Work instructions ▸ Take the lines from the beginning of the material through the line containing "(0,0) rectangle (889,403);" and retype them exactly, leaving the pictures out.
[BEGIN Source excerpt]
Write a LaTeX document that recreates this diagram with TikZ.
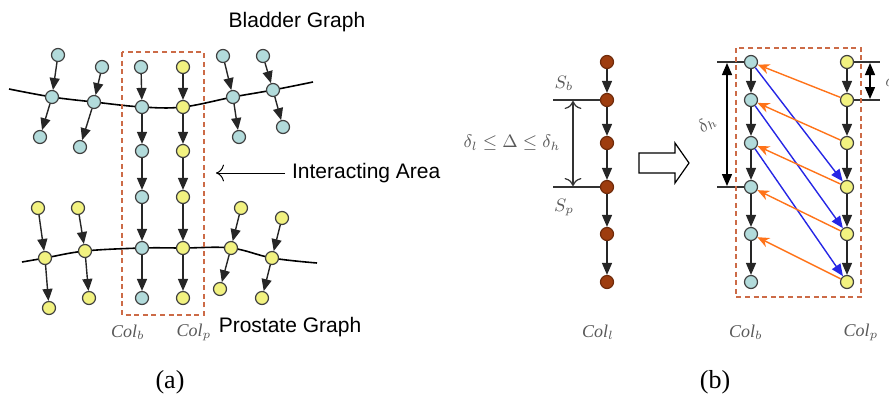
\documentclass[tikz,border=0pt]{standalone}
\usepackage{fontspec}
\setmainfont{Liberation Serif}
\newfontfamily\graphfont{Liberation Sans}
\usetikzlibrary{arrows.meta, positioning, backgrounds}
\definecolor{Bladder}{rgb}{0.70, 0.86, 0.86}
\definecolor{Prostate}{rgb}{0.95, 0.95, 0.50}
\definecolor{Rust}{rgb}{0.62, 0.24, 0.06}
\definecolor{AreaRed}{rgb}{0.80, 0.42, 0.28}
\definecolor{Tangerine}{rgb}{1.0, 0.45, 0.10}
\definecolor{Royal}{rgb}{0.15, 0.15, 0.90}
\definecolor{Grey60}{rgb}{0.35, 0.35, 0.35}

\begin{document}
\begin{tikzpicture}[
  x=0.5pt, y=-0.5pt,
  dot/.style={
    circle,
    draw=black!75,
    line width=0.6pt,
    minimum size=6.5pt,
    inner sep=0pt
  },
  bladderdot/.style={dot, fill=Bladder},
  prostatedot/.style={dot, fill=Prostate},
  coldot/.style={dot, draw=Rust!70!black, fill=Rust},
  link/.style={
    -{Triangle[length=6pt, width=5pt]},
    line width=0.7pt,
    color=black!85
  },
  bluelink/.style={link, color=Royal},
  orangelink/.style={-{Stealth[length=6pt, width=5pt]}, line width=0.7pt, color=Tangerine},
  dimlink/.style={{Triangle[length=6pt, width=5pt]}-{Triangle[length=6pt, width=5pt]}, line width=0.7pt},
  opendim/.style={{To[length=4pt]}-{To[length=4pt]}, line width=0.6pt, color=black!80},
  guide/.style={line width=0.6pt, color=black!80},
  graphline/.style={line width=0.8pt},
  areabox/.style={draw=AreaRed, dash pattern=on 2.5pt off 1.8pt, line width=0.7pt},
  graphtitle/.style={font=\graphfont\fontsize{10.5}{12}\selectfont},
  lbl/.style={font=\fontsize{9}{11}\selectfont, text=Grey60, inner sep=1pt},
  subcap/.style={font=\fontsize{13}{15}\selectfont}
]
\useasboundingbox (0,0) rectangle (889,403);

% (a) Bladder graph
\node[bladderdot] (bt1) at (58,55)  {};
\node[bladderdot] (b1)  at (52,97)  {};
\node[bladderdot] (bc1) at (40,137) {};
\node[bladderdot] (bt2) at (102,67) {};
\node[bladderdot] (b2)  at (94,102) {};
\node[bladderdot] (bc2) at (80,147) {};
\node[bladderdot] (bt3) at (223,56) {};
\node[bladderdot] (b3)  at (233,97) {};
\node[bladderdot] (bc3) at (239,137) {};
\node[bladderdot] (bt4) at (263,56) {};
\node[bladderdot] (b4)  at (273,90) {};
\node[bladderdot] (bc4) at (283,127) {};

% (a) Prostate graph
\node[prostatedot] (pt1) at (38,208)  {};
\node[prostatedot] (p1)  at (45,258)  {};
\node[prostatedot] (pc1) at (49,308)  {};
\node[prostatedot] (pt2) at (78,208)  {};
\node[prostatedot] (p2)  at (85,251)  {};
\node[prostatedot] (pc2) at (89,298)  {};
\node[prostatedot] (pt3) at (241,208) {};
\node[prostatedot] (p3)  at (231,248) {};
\node[prostatedot] (pc3) at (220,289) {};
\node[prostatedot] (pt4) at (282,218) {};
\node[prostatedot] (p4)  at (272,258) {};
\node[prostatedot] (pc4) at (262,298) {};

% (a) Columns in the interacting area
\node[bladderdot] (ca1) at (141,67)  {};
\node[bladderdot] (ca2) at (142,107) {};
\node[bladderdot] (ca3) at (142,151) {};
\node[bladderdot] (ca4) at (142,197) {};
\node[bladderdot] (ca5) at (142,248) {};
\node[bladderdot] (ca6) at (142,298) {};
\node[prostatedot] (cp1) at (183,67)  {};
\node[prostatedot] (cp2) at (183,107) {};
\node[prostatedot] (cp3) at (183,151) {};
\node[prostatedot] (cp4) at (183,197) {};
\node[prostatedot] (cp5) at (183,248) {};
\node[prostatedot] (cp6) at (183,298) {};

% Backbone curves
\coordinate (bl) at (9,89);
\coordinate (br) at (313,82);
\coordinate (pl) at (22,262);
\coordinate (pr) at (317,263);
\begin{scope}[on background layer]
\draw[graphline] plot[smooth, tension=0.6] coordinates
  {(bl) (b1.center) (b2.center) (ca2.center) (cp2.center) (b3.center) (b4.center) (br)};
\draw[graphline] plot[smooth, tension=0.6] coordinates
  {(pl) (p1.center) (p2.center) (ca5.center) (cp5.center) (p3.center) (p4.center) (pr)};
\end{scope}

% (a) Arrows
\draw[link] (bt1) -- (b1);
\draw[link] (b1)  -- (bc1);
\draw[link] (bt2) -- (b2);
\draw[link] (b2)  -- (bc2);
\draw[link] (bt3) -- (b3);
\draw[link] (b3)  -- (bc3);
\draw[link] (bt4) -- (b4);
\draw[link] (b4)  -- (bc4);
\draw[link] (pt1) -- (p1);
\draw[link] (p1)  -- (pc1);
\draw[link] (pt2) -- (p2);
\draw[link] (p2)  -- (pc2);
\draw[link] (pt3) -- (p3);
\draw[link] (p3)  -- (pc3);
\draw[link] (pt4) -- (p4);
\draw[link] (p4)  -- (pc4);
\draw[link] (ca1) -- (ca2);
\draw[link] (ca2) -- (ca3);
\draw[link] (ca3) -- (ca4);
\draw[link] (ca4) -- (ca5);
\draw[link] (ca5) -- (ca6);
\draw[link] (cp1) -- (cp2);
\draw[link] (cp2) -- (cp3);
\draw[link] (cp3) -- (cp4);
\draw[link] (cp4) -- (cp5);
\draw[link] (cp5) -- (cp6);

% Interacting area and labels
\draw[areabox] (122,52) rectangle (204,315);
\node[graphtitle] (bladder)  at (297,22)  {Bladder Graph};
\node[graphtitle] (prostate) at (290,327) {Prostate Graph};
\node[graphtitle, anchor=west] (interact) at (285,173) {Interacting Area};
\coordinate (areatip) at (216,173);
\draw[-{To[length=4pt]}, line width=0.5pt] (interact.west) -- (areatip);
\node[lbl] (colba) at (128,332) {\textit{Col}$_b$};
\node[lbl] (colpa) at (194,332) {\textit{Col}$_p$};
\node[subcap] (capa) at (170,382) {(a)};

% (b) Single column
\node[coldot] (l1) at (607,62)  {};
\node[coldot] (l2) at (607,100) {};
\node[coldot] (l3) at (607,143) {};
\node[coldot] (l4) at (607,187) {};
\node[coldot] (l5) at (607,234) {};
\node[coldot] (l6) at (607,282) {};
\draw[link] (l1) -- (l2);
\draw[link] (l2) -- (l3);
\draw[link] (l3) -- (l4);
\draw[link] (l4) -- (l5);
\draw[link] (l5) -- (l6);

% Split marks S_b and S_p
\coordinate (sb) at (553,100);
\coordinate (sp) at (553,187);
\draw[guide] (sb) -- (l2);
\draw[guide] (sp) -- (l4);
\coordinate (sbd) at (573,101);
\coordinate (spd) at (573,186);
\draw[opendim] (sbd) -- (spd);
\node[lbl] (sblabel) at (564,83)  {$S_b$};
\node[lbl] (splabel) at (564,208) {$S_p$};
\node[lbl] (range)   at (512,143) {$\delta_l \le \Delta \le \delta_h$};
\node[lbl] (colll)   at (598,332) {\textit{Col}$_l$};

% Hollow arrow (drawn as an outline)
\draw[line width=0.6pt, fill=white] (639,153) -- (675,153) -- (675,143) -- (689,163)
  -- (675,183) -- (675,173) -- (639,173) -- cycle;

% (b) Split columns
\node[bladderdot] (cb1) at (751,62)  {};
\node[bladderdot] (cb2) at (751,100) {};
\node[bladderdot] (cb3) at (751,143) {};
\node[bladderdot] (cb4) at (751,187) {};
\node[bladderdot] (cb5) at (751,234) {};
\node[bladderdot] (cb6) at (751,282) {};
\node[prostatedot] (cq1) at (847,62)  {};
\node[prostatedot] (cq2) at (847,100) {};
\node[prostatedot] (cq3) at (847,143) {};
\node[prostatedot] (cq4) at (847,187) {};
\node[prostatedot] (cq5) at (847,234) {};
\node[prostatedot] (cq6) at (847,282) {};
\draw[link] (cb1) -- (cb2);
\draw[link] (cb2) -- (cb3);
\draw[link] (cb3) -- (cb4);
\draw[link] (cb4) -- (cb5);
\draw[link] (cb5) -- (cb6);
\draw[link] (cq1) -- (cq2);
\draw[link] (cq2) -- (cq3);
\draw[link] (cq3) -- (cq4);
\draw[link] (cq4) -- (cq5);
\draw[link] (cq5) -- (cq6);

% Cross links
\draw[bluelink] (cb1) -- (cq4);
\draw[bluelink] (cb2) -- (cq5);
\draw[bluelink] (cb3) -- (cq6);
\draw[orangelink] (cq2) -- (cb1);
\draw[orangelink] (cq3) -- (cb2);
\draw[orangelink] (cq4) -- (cb3);
\draw[orangelink] (cq5) -- (cb4);
\draw[orangelink] (cq6) -- (cb5);

% delta_h and delta_l marks
\coordinate (hb1) at (717,62);
\coordinate (hb2) at (717,187);
\draw[guide] (hb1) -- (cb1);
\draw[guide] (hb2) -- (cb4);
\coordinate (dh1) at (727,63);
\coordinate (dh2) at (727,186);
\draw[dimlink] (dh1) -- (dh2);
\node[lbl, rotate=35] (dhlabel) at (707,124) {$\delta_h$};
\coordinate (hl1) at (880,62);
\coordinate (hl2) at (880,100);
\draw[guide] (cq1) -- (hl1);
\draw[guide] (cq2) -- (hl2);
\coordinate (dl1) at (870,63);
\coordinate (dl2) at (870,99);
\draw[dimlink] (dl1) -- (dl2);
\node[lbl, anchor=west] (dllabel) at (883,81) {$\delta_l$};

\draw[areabox] (736,48) rectangle (861,297);
\node[lbl] (colbb) at (746,332) {\textit{Col}$_b$};
\node[lbl] (colpb) at (861,332) {\textit{Col}$_p$};
\node[subcap] (capb) at (715,382) {(b)};

\end{tikzpicture}
\end{document}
[END Source excerpt]
Result of this task ▸
Write a LaTeX document that recreates this diagram with TikZ.
\documentclass[tikz,border=0pt]{standalone}
\usepackage{fontspec}
\setmainfont{Liberation Serif}
\newfontfamily\graphfont{Liberation Sans}
\usetikzlibrary{arrows.meta, positioning, backgrounds}
\definecolor{Bladder}{rgb}{0.70, 0.86, 0.86}
\definecolor{Prostate}{rgb}{0.95, 0.95, 0.50}
\definecolor{Rust}{rgb}{0.62, 0.24, 0.06}
\definecolor{AreaRed}{rgb}{0.80, 0.42, 0.28}
\definecolor{Tangerine}{rgb}{1.0, 0.45, 0.10}
\definecolor{Royal}{rgb}{0.15, 0.15, 0.90}
\definecolor{Grey60}{rgb}{0.35, 0.35, 0.35}

\begin{document}
\begin{tikzpicture}[
  x=0.5pt, y=-0.5pt,
  dot/.style={
    circle,
    draw=black!75,
    line width=0.6pt,
    minimum size=6.5pt,
    inner sep=0pt
  },
  bladderdot/.style={dot, fill=Bladder},
  prostatedot/.style={dot, fill=Prostate},
  coldot/.style={dot, draw=Rust!70!black, fill=Rust},
  link/.style={
    -{Triangle[length=6pt, width=5pt]},
    line width=0.7pt,
    color=black!85
  },
  bluelink/.style={link, color=Royal},
  orangelink/.style={-{Stealth[length=6pt, width=5pt]}, line width=0.7pt, color=Tangerine},
  dimlink/.style={{Triangle[length=6pt, width=5pt]}-{Triangle[length=6pt, width=5pt]}, line width=0.7pt},
  opendim/.style={{To[length=4pt]}-{To[length=4pt]}, line width=0.6pt, color=black!80},
  guide/.style={line width=0.6pt, color=black!80},
  graphline/.style={line width=0.8pt},
  areabox/.style={draw=AreaRed, dash pattern=on 2.5pt off 1.8pt, line width=0.7pt},
  graphtitle/.style={font=\graphfont\fontsize{10.5}{12}\selectfont},
  lbl/.style={font=\fontsize{9}{11}\selectfont, text=Grey60, inner sep=1pt},
  subcap/.style={font=\fontsize{13}{15}\selectfont}
]
\useasboundingbox (0,0) rectangle (889,403);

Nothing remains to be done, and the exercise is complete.